Nos deux nations doivent emprunter leur propre chemin pour mettre fin à cette impasse avec deux honorables indépendances. Elles trouveront bien le moyen de coopérer avec, par exemple, une libre circulation des biens, des personnes et des capitaux.
Un pays neuf
Au fil du temps, les Québécois ont su s’aménager un espace de liberté. Celui-ci leur a apporté des institutions, des succès économiques qui feraient l’envie de bien des nations. Mais c’est un espace limité, sans cesse contraint. Il ne permet pas à la nation québécoise d’aller au bout de son potentiel et de ses rêves.
Le Québec est capable de tenir son rang sur la scène internationale. La nation québécoise a tous les moyens, tous les outils, toutes les ressources pour assumer son propre destin et devenir un seul pays.
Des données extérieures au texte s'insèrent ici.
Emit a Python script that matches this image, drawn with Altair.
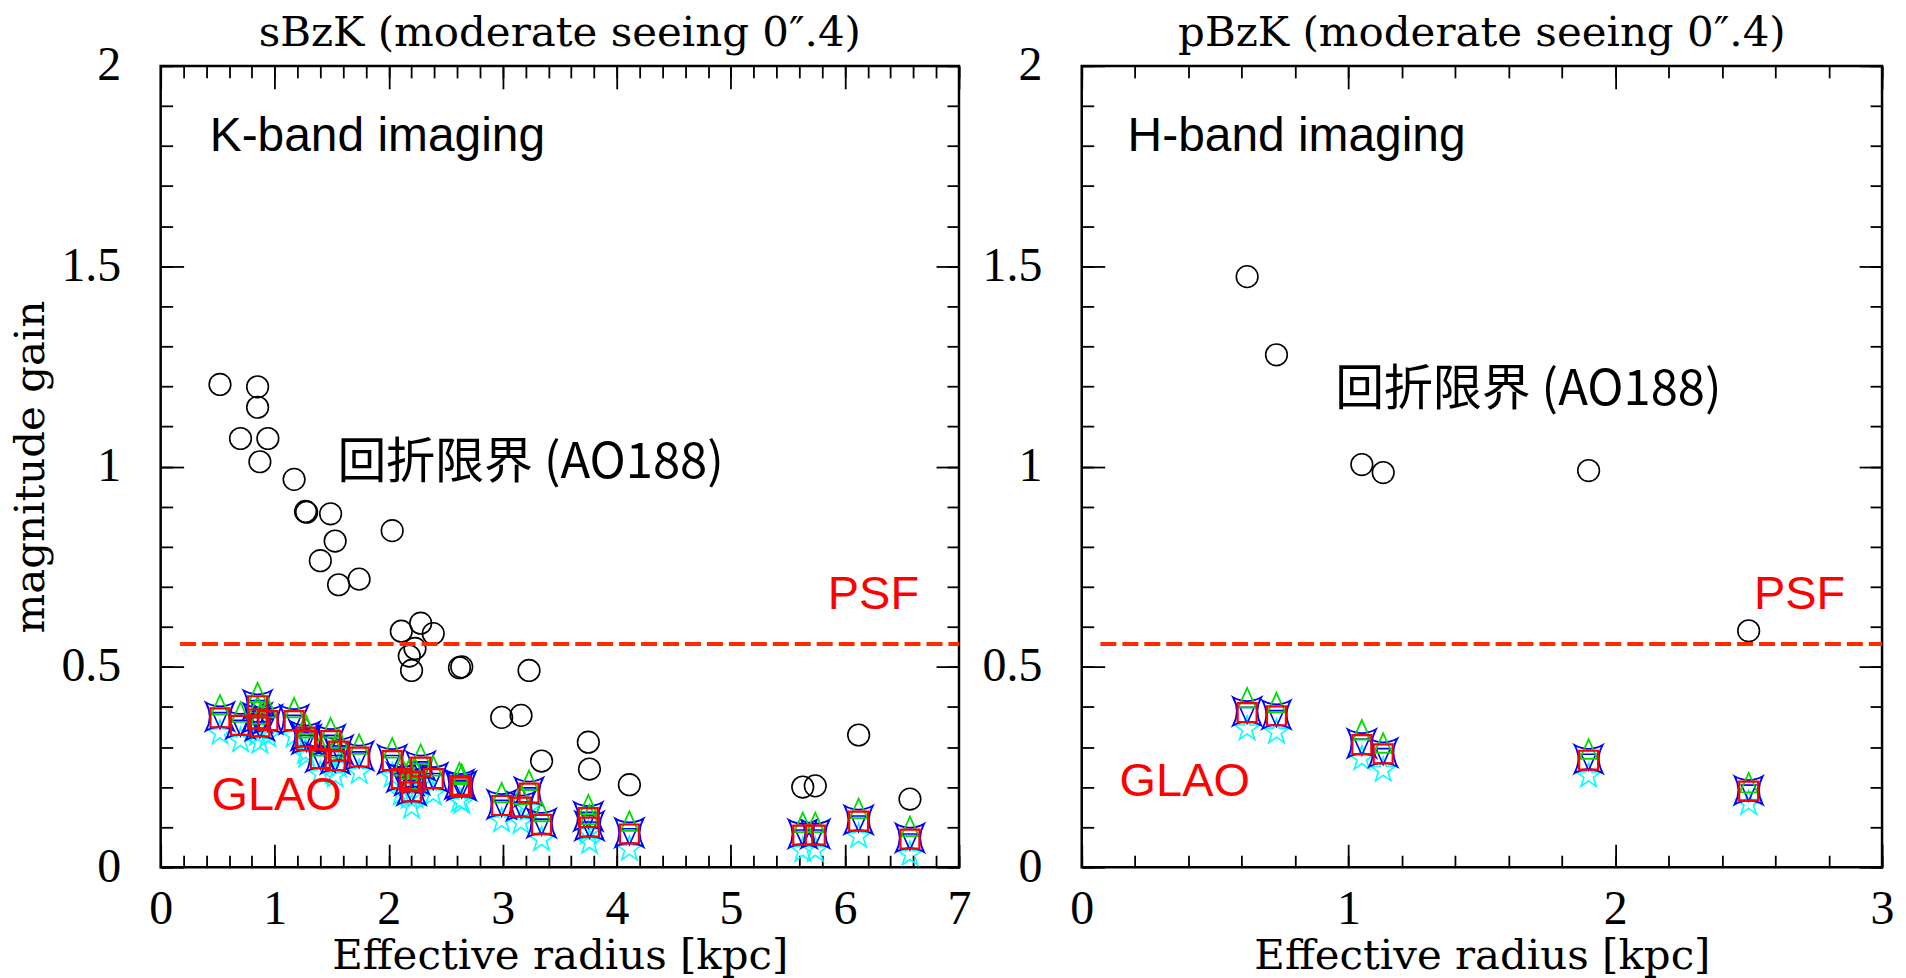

Nous, signataires de cette Déclaration, reprenons nos ailes. Le Canada et le monde reconnaissent aux Québécois le pouvoir ainsi que le droit à la liberté. L’exercice de deux référendums, et même une décision de la Cour suprême du Canada, l’ont confirmé.
Il est essentiel que notre nation puisse avoir son propre État, à son image, et vivre librement.
Deux États étaient à construire. Un seul a vu le jour. Dès lors, il nous appartient de faire lever un pays neuf. Un Québec indépendant.